■ EXERCISE GOAL:
Copy the material that follows word for word and omit its pictures.

■ GIVEN MATERIAL:
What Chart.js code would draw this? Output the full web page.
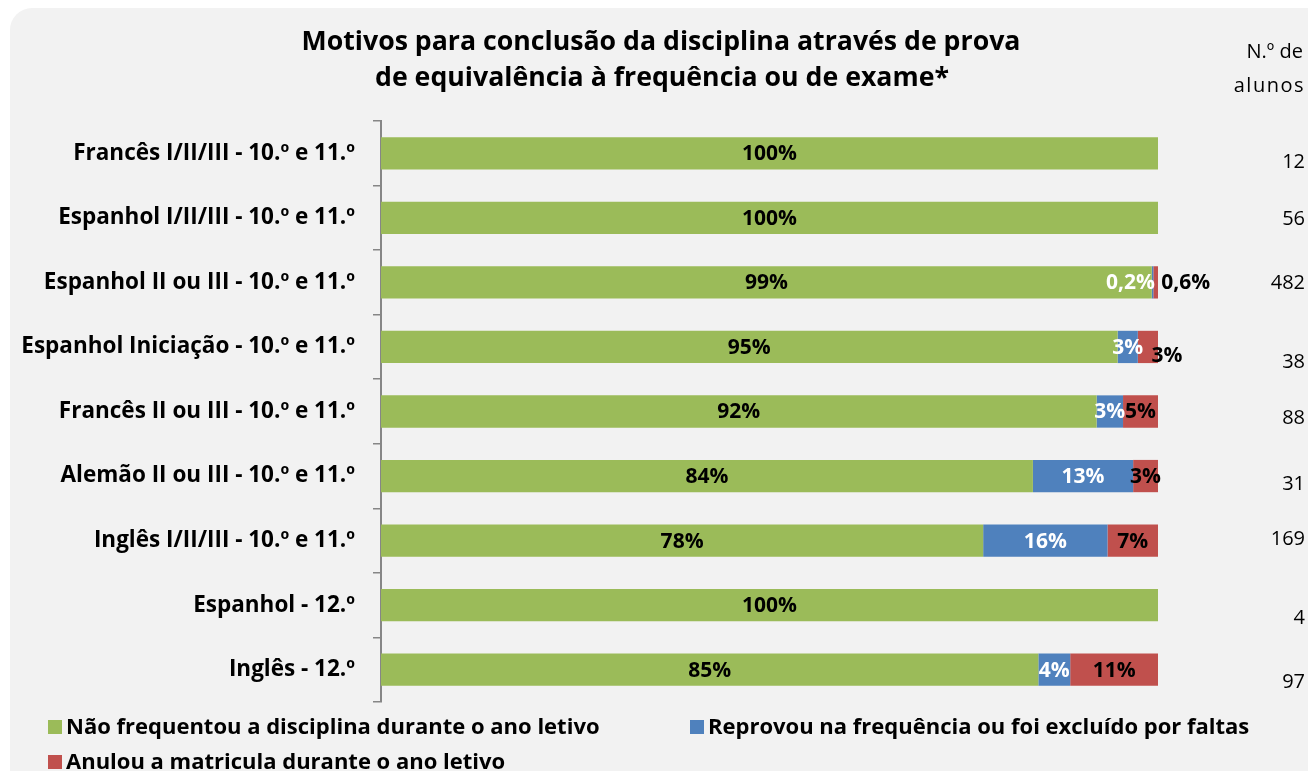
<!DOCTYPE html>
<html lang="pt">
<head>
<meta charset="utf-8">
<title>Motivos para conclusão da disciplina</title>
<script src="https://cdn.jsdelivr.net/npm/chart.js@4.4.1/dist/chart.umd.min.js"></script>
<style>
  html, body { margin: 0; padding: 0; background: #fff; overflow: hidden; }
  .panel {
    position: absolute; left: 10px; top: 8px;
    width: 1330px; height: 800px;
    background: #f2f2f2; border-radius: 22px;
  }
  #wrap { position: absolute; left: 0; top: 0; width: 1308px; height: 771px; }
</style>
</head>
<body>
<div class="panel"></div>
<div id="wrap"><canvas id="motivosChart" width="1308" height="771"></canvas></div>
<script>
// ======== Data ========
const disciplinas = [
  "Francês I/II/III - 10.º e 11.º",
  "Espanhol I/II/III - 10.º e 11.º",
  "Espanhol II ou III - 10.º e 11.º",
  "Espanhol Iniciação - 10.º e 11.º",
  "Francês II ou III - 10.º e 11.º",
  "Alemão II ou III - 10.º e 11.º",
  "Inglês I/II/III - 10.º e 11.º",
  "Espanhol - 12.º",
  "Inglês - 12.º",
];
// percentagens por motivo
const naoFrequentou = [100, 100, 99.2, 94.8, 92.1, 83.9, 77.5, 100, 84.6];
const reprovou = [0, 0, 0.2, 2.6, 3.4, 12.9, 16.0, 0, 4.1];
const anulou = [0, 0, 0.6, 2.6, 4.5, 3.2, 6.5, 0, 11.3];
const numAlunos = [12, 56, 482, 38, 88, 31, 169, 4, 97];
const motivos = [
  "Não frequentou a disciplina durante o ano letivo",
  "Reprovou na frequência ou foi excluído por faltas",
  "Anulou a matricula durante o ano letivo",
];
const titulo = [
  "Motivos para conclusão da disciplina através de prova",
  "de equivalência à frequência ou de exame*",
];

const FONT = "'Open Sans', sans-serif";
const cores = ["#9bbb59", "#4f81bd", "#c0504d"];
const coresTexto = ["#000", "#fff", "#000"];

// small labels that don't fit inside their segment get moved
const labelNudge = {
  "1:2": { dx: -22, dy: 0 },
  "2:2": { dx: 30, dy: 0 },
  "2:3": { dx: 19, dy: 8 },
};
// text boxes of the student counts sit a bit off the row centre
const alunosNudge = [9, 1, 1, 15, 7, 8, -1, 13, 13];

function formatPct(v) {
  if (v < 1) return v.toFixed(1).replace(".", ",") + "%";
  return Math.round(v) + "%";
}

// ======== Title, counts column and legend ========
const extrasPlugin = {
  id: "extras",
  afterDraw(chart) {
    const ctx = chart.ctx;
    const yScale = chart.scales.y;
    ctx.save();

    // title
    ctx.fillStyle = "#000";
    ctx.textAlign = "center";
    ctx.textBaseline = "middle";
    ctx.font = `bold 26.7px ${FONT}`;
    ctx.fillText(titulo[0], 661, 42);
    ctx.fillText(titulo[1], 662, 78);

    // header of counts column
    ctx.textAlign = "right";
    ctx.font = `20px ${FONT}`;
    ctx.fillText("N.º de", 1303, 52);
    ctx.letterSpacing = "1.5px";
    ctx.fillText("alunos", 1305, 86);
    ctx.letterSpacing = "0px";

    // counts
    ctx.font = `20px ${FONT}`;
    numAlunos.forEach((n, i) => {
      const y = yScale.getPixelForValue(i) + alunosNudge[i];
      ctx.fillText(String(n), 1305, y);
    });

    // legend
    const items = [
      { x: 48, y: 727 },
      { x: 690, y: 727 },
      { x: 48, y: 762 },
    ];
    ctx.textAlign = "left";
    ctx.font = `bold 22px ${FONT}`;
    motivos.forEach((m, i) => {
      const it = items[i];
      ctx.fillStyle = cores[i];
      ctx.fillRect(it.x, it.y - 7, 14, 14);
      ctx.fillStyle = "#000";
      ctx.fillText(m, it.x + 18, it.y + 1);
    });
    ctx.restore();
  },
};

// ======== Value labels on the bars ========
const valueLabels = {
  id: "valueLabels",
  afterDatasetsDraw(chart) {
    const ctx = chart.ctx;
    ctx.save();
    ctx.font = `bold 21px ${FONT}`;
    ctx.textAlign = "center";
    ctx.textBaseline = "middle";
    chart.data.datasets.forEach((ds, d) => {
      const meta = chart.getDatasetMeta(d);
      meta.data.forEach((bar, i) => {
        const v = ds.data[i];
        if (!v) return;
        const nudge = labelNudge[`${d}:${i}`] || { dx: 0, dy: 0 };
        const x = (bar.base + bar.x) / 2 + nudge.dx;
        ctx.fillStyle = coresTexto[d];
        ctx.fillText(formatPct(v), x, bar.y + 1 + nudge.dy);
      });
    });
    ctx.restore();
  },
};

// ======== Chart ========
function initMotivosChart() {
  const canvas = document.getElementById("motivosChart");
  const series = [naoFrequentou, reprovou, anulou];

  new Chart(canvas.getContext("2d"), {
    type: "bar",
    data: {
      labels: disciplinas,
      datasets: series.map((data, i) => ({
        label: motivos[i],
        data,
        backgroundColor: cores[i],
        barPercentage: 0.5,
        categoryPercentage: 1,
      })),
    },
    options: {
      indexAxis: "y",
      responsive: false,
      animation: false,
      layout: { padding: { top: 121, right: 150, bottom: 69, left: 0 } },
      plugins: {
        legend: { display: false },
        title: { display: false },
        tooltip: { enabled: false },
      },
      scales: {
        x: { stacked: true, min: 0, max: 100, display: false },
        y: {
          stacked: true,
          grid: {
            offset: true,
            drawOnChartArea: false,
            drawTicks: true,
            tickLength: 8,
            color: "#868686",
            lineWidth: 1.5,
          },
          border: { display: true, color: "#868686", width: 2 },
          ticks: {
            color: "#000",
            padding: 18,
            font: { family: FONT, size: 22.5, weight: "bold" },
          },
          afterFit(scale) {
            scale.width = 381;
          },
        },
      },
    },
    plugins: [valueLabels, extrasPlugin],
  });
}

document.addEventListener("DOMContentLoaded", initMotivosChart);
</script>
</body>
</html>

■ RESULT OF THE TASK:
What Chart.js code would draw this? Output the full web page.
<!DOCTYPE html>
<html lang="pt">
<head>
<meta charset="utf-8">
<title>Motivos para conclusão da disciplina</title>
<script src="https://cdn.jsdelivr.net/npm/chart.js@4.4.1/dist/chart.umd.min.js"></script>
<style>
  html, body { margin: 0; padding: 0; background: #fff; overflow: hidden; }
  .panel {
    position: absolute; left: 10px; top: 8px;
    width: 1330px; height: 800px;
    background: #f2f2f2; border-radius: 22px;
  }
  #wrap { position: absolute; left: 0; top: 0; width: 1308px; height: 771px; }
</style>
</head>
<body>
<div class="panel"></div>
<div id="wrap"><canvas id="motivosChart" width="1308" height="771"></canvas></div>
<script>
// ======== Data ========
const disciplinas = [
  "Francês I/II/III - 10.º e 11.º",
  "Espanhol I/II/III - 10.º e 11.º",
  "Espanhol II ou III - 10.º e 11.º",
  "Espanhol Iniciação - 10.º e 11.º",
  "Francês II ou III - 10.º e 11.º",
  "Alemão II ou III - 10.º e 11.º",
  "Inglês I/II/III - 10.º e 11.º",
  "Espanhol - 12.º",
  "Inglês - 12.º",
];
// percentagens por motivo
const naoFrequentou = [100, 100, 99.2, 94.8, 92.1, 83.9, 77.5, 100, 84.6];
const reprovou = [0, 0, 0.2, 2.6, 3.4, 12.9, 16.0, 0, 4.1];
const anulou = [0, 0, 0.6, 2.6, 4.5, 3.2, 6.5, 0, 11.3];
const numAlunos = [12, 56, 482, 38, 88, 31, 169, 4, 97];
const motivos = [
  "Não frequentou a disciplina durante o ano letivo",
  "Reprovou na frequência ou foi excluído por faltas",
  "Anulou a matricula durante o ano letivo",
];
const titulo = [
  "Motivos para conclusão da disciplina através de prova",
  "de equivalência à frequência ou de exame*",
];

const FONT = "'Open Sans', sans-serif";
const cores = ["#9bbb59", "#4f81bd", "#c0504d"];
const coresTexto = ["#000", "#fff", "#000"];

// small labels that don't fit inside their segment get moved
const labelNudge = {
  "1:2": { dx: -22, dy: 0 },
  "2:2": { dx: 30, dy: 0 },
  "2:3": { dx: 19, dy: 8 },
};
// text boxes of the student counts sit a bit off the row centre
const alunosNudge = [9, 1, 1, 15, 7, 8, -1, 13, 13];

function formatPct(v) {
  if (v < 1) return v.toFixed(1).replace(".", ",") + "%";
  return Math.round(v) + "%";
}

// ======== Title, counts column and legend ========
const extrasPlugin = {
  id: "extras",
  afterDraw(chart) {
    const ctx = chart.ctx;
    const yScale = chart.scales.y;
    ctx.save();

    // title
    ctx.fillStyle = "#000";
    ctx.textAlign = "center";
    ctx.textBaseline = "middle";
    ctx.font = `bold 26.7px ${FONT}`;
    ctx.fillText(titulo[0], 661, 42);
    ctx.fillText(titulo[1], 662, 78);

    // header of counts column
    ctx.textAlign = "right";
    ctx.font = `20px ${FONT}`;
    ctx.fillText("N.º de", 1303, 52);
    ctx.letterSpacing = "1.5px";
    ctx.fillText("alunos", 1305, 86);
    ctx.letterSpacing = "0px";

    // counts
    ctx.font = `20px ${FONT}`;
    numAlunos.forEach((n, i) => {
      const y = yScale.getPixelForValue(i) + alunosNudge[i];
      ctx.fillText(String(n), 1305, y);
    });

    // legend
    const items = [
      { x: 48, y: 727 },
      { x: 690, y: 727 },
      { x: 48, y: 762 },
    ];
    ctx.textAlign = "left";
    ctx.font = `bold 22px ${FONT}`;
    motivos.forEach((m, i) => {
      const it = items[i];
      ctx.fillStyle = cores[i];
      ctx.fillRect(it.x, it.y - 7, 14, 14);
      ctx.fillStyle = "#000";
      ctx.fillText(m, it.x + 18, it.y + 1);
    });
    ctx.restore();
  },
};

// ======== Value labels on the bars ========
const valueLabels = {
  id: "valueLabels",
  afterDatasetsDraw(chart) {
    const ctx = chart.ctx;
    ctx.save();
    ctx.font = `bold 21px ${FONT}`;
    ctx.textAlign = "center";
    ctx.textBaseline = "middle";
    chart.data.datasets.forEach((ds, d) => {
      const meta = chart.getDatasetMeta(d);
      meta.data.forEach((bar, i) => {
        const v = ds.data[i];
        if (!v) return;
        const nudge = labelNudge[`${d}:${i}`] || { dx: 0, dy: 0 };
        const x = (bar.base + bar.x) / 2 + nudge.dx;
        ctx.fillStyle = coresTexto[d];
        ctx.fillText(formatPct(v), x, bar.y + 1 + nudge.dy);
      });
    });
    ctx.restore();
  },
};

// ======== Chart ========
function initMotivosChart() {
  const canvas = document.getElementById("motivosChart");
  const series = [naoFrequentou, reprovou, anulou];

  new Chart(canvas.getContext("2d"), {
    type: "bar",
    data: {
      labels: disciplinas,
      datasets: series.map((data, i) => ({
        label: motivos[i],
        data,
        backgroundColor: cores[i],
        barPercentage: 0.5,
        categoryPercentage: 1,
      })),
    },
    options: {
      indexAxis: "y",
      responsive: false,
      animation: false,
      layout: { padding: { top: 121, right: 150, bottom: 69, left: 0 } },
      plugins: {
        legend: { display: false },
        title: { display: false },
        tooltip: { enabled: false },
      },
      scales: {
        x: { stacked: true, min: 0, max: 100, display: false },
        y: {
          stacked: true,
          grid: {
            offset: true,
            drawOnChartArea: false,
            drawTicks: true,
            tickLength: 8,
            color: "#868686",
            lineWidth: 1.5,
          },
          border: { display: true, color: "#868686", width: 2 },
          ticks: {
            color: "#000",
            padding: 18,
            font: { family: FONT, size: 22.5, weight: "bold" },
          },
          afterFit(scale) {
            scale.width = 381;
          },
        },
      },
    },
    plugins: [valueLabels, extrasPlugin],
  });
}

document.addEventListener("DOMContentLoaded", initMotivosChart);
</script>
</body>
</html>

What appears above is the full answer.